A theory is more powerful than a proof, imo. A theory has the ability to improve when better information is obtained. A proof means the answer will always be the exact same.

 

What happens when you've been looking for something, and you find it and think "This is exactly what I was looking for"? YOU STOP LOOKING. In science, we don't EVER want to stop looking, so we don't look to prove an idea, we look instead at showing that it isn't false. Does that make sense?

 

There's a big difference between saying "I think this answer is true" and saying "We've tested this is many ways, and have never found it to be false". I sort of see it the way a sculptor would, removing the stone that isn't part of the sculpture (all the false parts), and what's left is the creation you want (the theory). "Truth" and "answers" are too subjective, and science needs objectivity in order to be trustworthy.

Posted

 

I have no idea. I haven't read the article. And I don't know if he has published a scientific paper on this.

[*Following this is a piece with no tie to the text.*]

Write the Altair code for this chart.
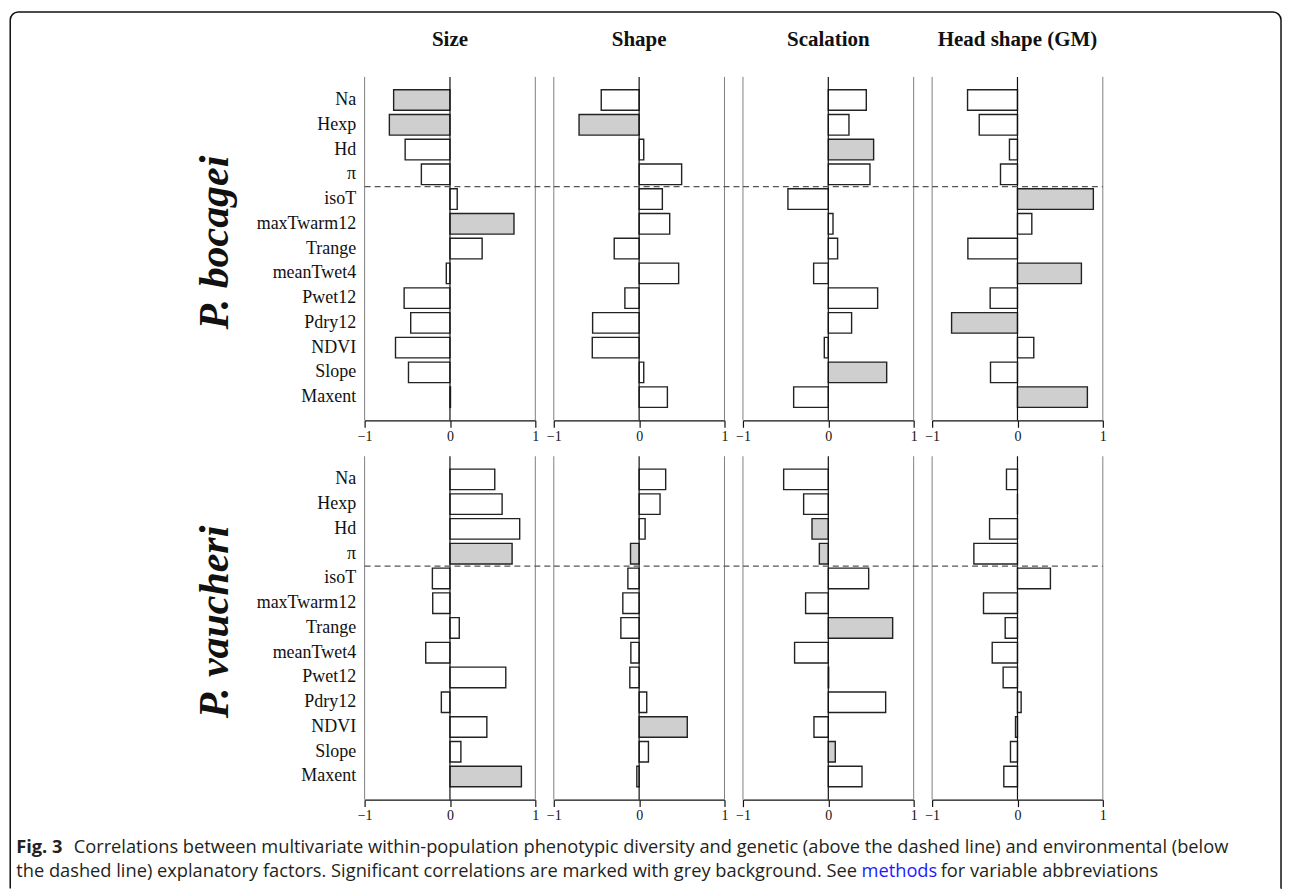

In one of the emails of Hoffman he said that particles do not exist when not perceived and I said they do exist but their momentum and position is not detected prior to observation. He did not accept it. He said particles do not exist when not perceived.. Which one of us is right?

Posted

In one of the emails of Hoffman he said that particles do not exist when not perceived and I said they do exist but their momentum and position is not detected prior to observation. He did not accept it. He said particles do not exist when not perceived.. Which one of us is right?

 

 

It sounds like a difference of interpretation. What does the mathematics say?